Юноша внезапно улыбнулся широко и весело. Улыбка на его лице была естественной и обаятельной.

– Вы таким же образом намерены выяснить взгляды мистера Фитцгерберта? – с ироничной усмешкой высказал предположение Байэм.

– Конечно, – искренне ответил Валериус, глядя на собеседника широко открытыми глазами. – Разве не для того устраиваются эти великолепные балы? Чтобы узнать, кто во что верит, кто за что готов бороться, насколько упорно и с какой степенью риска…

– Достаточно откровенно, – с сожалением промолвил Байэм. – Теперь я понимаю, почему вы сами не баллотируетесь.

Лицо Валериуса чуть покраснело; впрочем, он не был смущен. Но прежде чем молодой человек смог продолжить спор, им помешала герцогиня, двигавшая-ся к ним, как галеон под всеми парусами, в окружении трех дочерей.

– Моя дорогая леди Байэм, – произнесла она зычным контральто. – Как я рада видеть вас. Какой великолепный бал! – Приблизившись, она лишь немного понизила голос, что уже означало почти конфиденциальность беседы. – Меня почти убедили, что это собственный дом миссис Рэдли – во всяком случае, так поклялась мне леди Биглоу. Кто знает, ведь нынче принято снимать чужие дома для приемов, если считают, что собственный недостаточно шикарен. – Бесцветные глаза герцогини многозначительно округлились. – Как можно составить представление о человеке, когда даже не знаешь, принадлежит ли ему вся эта мебель? – Она наклонилась к леди Байэм. – Расскажите мне подробнее о Джеке Рэдли. Кто он, вы знаете его? Должна признаться, я ничего о нем не слышала. – Герцогиня словно не замечала присутствующих.

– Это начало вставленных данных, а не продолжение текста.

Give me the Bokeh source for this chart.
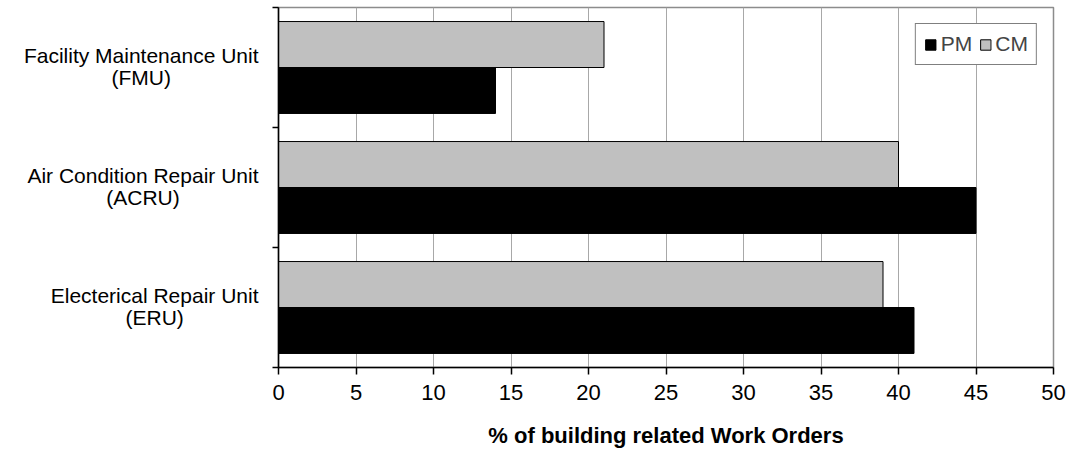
from bokeh.plotting import figure
from bokeh.layouts import row
from bokeh.models import FixedTicker, Range1d, Legend, LegendItem, ColumnDataSource
from bokeh.core.properties import value
from bokeh.embed import file_html
from bokeh.resources import INLINE

# Work-order shares per maintenance unit (bottom to top)
unit_names = ["Electerical Repair Unit",
              "Air Condition Repair Unit",
              "Facility Maintenance Unit"]
unit_codes = ["(ERU)", "(ACRU)", "(FMU)"]
pm_values = [41, 45, 14]
cm_values = [39, 40, 21]
x_ticks = [0, 5, 10, 15, 20, 25, 30, 35, 40, 45, 50]

FONT = "Liberation Sans"
LABEL_PX = 21
BAR_H = 0.383
LABEL_W = 270          # width of the category-label column (px)
LABEL_RIGHT = 258      # right edge of the first label line (px)
centers = [i + 0.5 for i in range(len(unit_names))]
y_range = Range1d(0, len(unit_names))

# Arial / Liberation Sans advance widths (1/1000 em), used to centre the
# second label line under the first one
ADV = {" ": 278, "(": 333, ")": 333, "A": 667, "C": 722, "E": 667, "F": 611,
       "M": 833, "R": 722, "U": 722, "a": 556, "c": 500, "d": 556, "e": 556,
       "i": 222, "l": 222, "n": 556, "o": 556, "p": 556, "r": 333, "t": 278,
       "y": 500, "u": 556}


def text_width(s, px):
    return sum(ADV.get(ch, 556) for ch in s) * px / 1000.0


src = ColumnDataSource(dict(
    pm_y=[c - BAR_H / 2 for c in centers],
    cm_y=[c + BAR_H / 2 for c in centers],
    pm=pm_values,
    cm=cm_values,
))

# ---- category label column ----
lab = figure(width=LABEL_W, height=452, output_backend="svg", toolbar_location=None,
             x_range=Range1d(0, LABEL_W), y_range=y_range,
             min_border_left=0, min_border_right=0, min_border_top=7,
             min_border_bottom=85)
lab.axis.visible = False
lab.grid.visible = False
lab.outline_line_color = None
lab_src = ColumnDataSource(dict(
    y=centers, name=unit_names, code=unit_codes,
    name_x=[LABEL_RIGHT] * len(unit_names),
    code_x=[LABEL_RIGHT - text_width(n, LABEL_PX) / 2 for n in unit_names],
))
lab.text(x="name_x", y="y", text="name", source=lab_src, y_offset=-12,
         text_align="right", text_baseline="middle",
         text_font=value(FONT), text_font_size=f"{LABEL_PX}px", text_color="black")
lab.text(x="code_x", y="y", text="code", source=lab_src, y_offset=10,
         text_align="center", text_baseline="middle",
         text_font=value(FONT), text_font_size=f"{LABEL_PX}px", text_color="black")

# ---- bar chart ----
p = figure(width=1069 - LABEL_W, height=452, output_backend="svg", toolbar_location=None,
           x_range=Range1d(0, 50), y_range=y_range,
           min_border_left=278 - LABEL_W, min_border_right=16, min_border_top=7,
           min_border_bottom=85)

r_cm = p.hbar(y="cm_y", right="cm", left=0, height=BAR_H, source=src,
              fill_color="#c0c0c0", line_color="black", line_width=1)
r_pm = p.hbar(y="pm_y", right="pm", left=0, height=BAR_H, source=src,
              fill_color="black", line_color="black", line_width=1)

# frame and grid
p.outline_line_color = "#8c8c8c"
p.outline_line_width = 1.5
p.ygrid.visible = False
p.xgrid.ticker = FixedTicker(ticks=x_ticks)
p.xgrid.grid_line_color = "#a8a8a8"
p.xgrid.grid_line_width = 1

# x axis
xa = p.xaxis[0]
xa.ticker = FixedTicker(ticks=x_ticks)
xa.axis_line_color = "black"
xa.axis_line_width = 1.5
xa.major_tick_out = 7
xa.major_tick_in = 0
xa.major_tick_line_color = "black"
xa.major_tick_line_width = 1.5
xa.minor_tick_line_color = None
xa.major_label_text_font = FONT
xa.major_label_text_font_size = "22px"
xa.major_label_text_color = "black"
xa.major_label_standoff = 10
xa.axis_label = "% of building related Work Orders"
xa.axis_label_text_font = FONT
xa.axis_label_text_font_size = "22px"
xa.axis_label_text_font_style = "bold"
xa.axis_label_text_color = "black"
xa.axis_label_standoff = 20

# y axis: tick marks at band boundaries only
ya = p.yaxis[0]
ya.ticker = FixedTicker(ticks=[], minor_ticks=list(range(len(unit_names) + 1)))
ya.axis_line_color = "black"
ya.axis_line_width = 1.5
ya.major_tick_out = 0
ya.major_tick_in = 0
ya.minor_tick_out = 6
ya.minor_tick_in = 0
ya.minor_tick_line_color = "black"
ya.minor_tick_line_width = 1.5
ya.major_label_text_font_size = "0px"
ya.major_label_standoff = 0

legend = Legend(items=[LegendItem(label="PM", renderers=[r_pm]),
                       LegendItem(label="CM", renderers=[r_cm])],
                location="top_right", orientation="horizontal",
                margin=16, padding=8, spacing=6, label_standoff=4,
                glyph_width=13, glyph_height=13,
                label_text_font=FONT, label_text_font_size="21px",
                label_height=21,
                border_line_color="black", border_line_width=1.2,
                background_fill_color="white", background_fill_alpha=1)
p.add_layout(legend)

layout = row(lab, p, spacing=0)
open("out.html", "w").write(file_html(layout, INLINE))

Шарлотта поймала весело-насмешливый взгляд лорда Байэма. В нем не было неприязни.

Элинор, сделав глубокий вдох, повернулась вполоборота к Шарлотте, словно намереваясь представить ее герцогине, но та продолжала засыпать ее вопросами.

– Надеюсь, он не радикал? – Герцогиня грозно уставилась на Элинор. – Не переношу радикалов, им нельзя доверять. А что думает лорд Энстис? Пожалуй, я устрою бал и приглашу мистера Рэдли – и, разумеется, мистера Фитцгерберта тоже. Я сама в них разберусь. Вы собираетесь в этом сезоне в Хенли?

– Да, конечно, – ответила Элинор. – Я люблю яхты, а если погода будет хорошей, то это прекрасная возможность провести летний день. А вы, ваша светлость?

– Конечно. У меня три дочери, которых надо выдать замуж, а, как вам известно, регата – это великолепная возможность. – Она многозначительно кивнула. – Лорд Рэндолф Черчилль сделал предложение мисс Джером через четыре дня после того, как познакомился с ней в Каус на регате.

– Я слышала, что лорд и леди Мальборо были решительно против этого брака, – сказала Элинор. – Правда, то было давно и не смогло помешать их браку.

– Что ж, она была американкой, – заметила герцогиня. – Не всякий готов жениться на американке, какой бы красавицей она ни была и как бы ни были нужны жениху деньги. Например, я не уверена, что решилась бы на это. И тем не менее я буду в Хенли на регате, можете мне поверить… – Она оглянулась вокруг, чтобы убедиться, что ее дочери рядом с ней. Успокоившись, продолжила разговор: – К тому же Хенли – единственное место, где невозможно встретить эту ужасную миссис Лангтри. В Лондоне все знатные леди должны приглашать к себе это жалкое создание, иначе принц Уэльский и весь клан Мальборо отвернутся от вас. Вот как обстоят дела.

– Лучше отказаться от привилегий, чем принимать у себя тех, кто тебе неприятен, – откровенно заявила Элинор.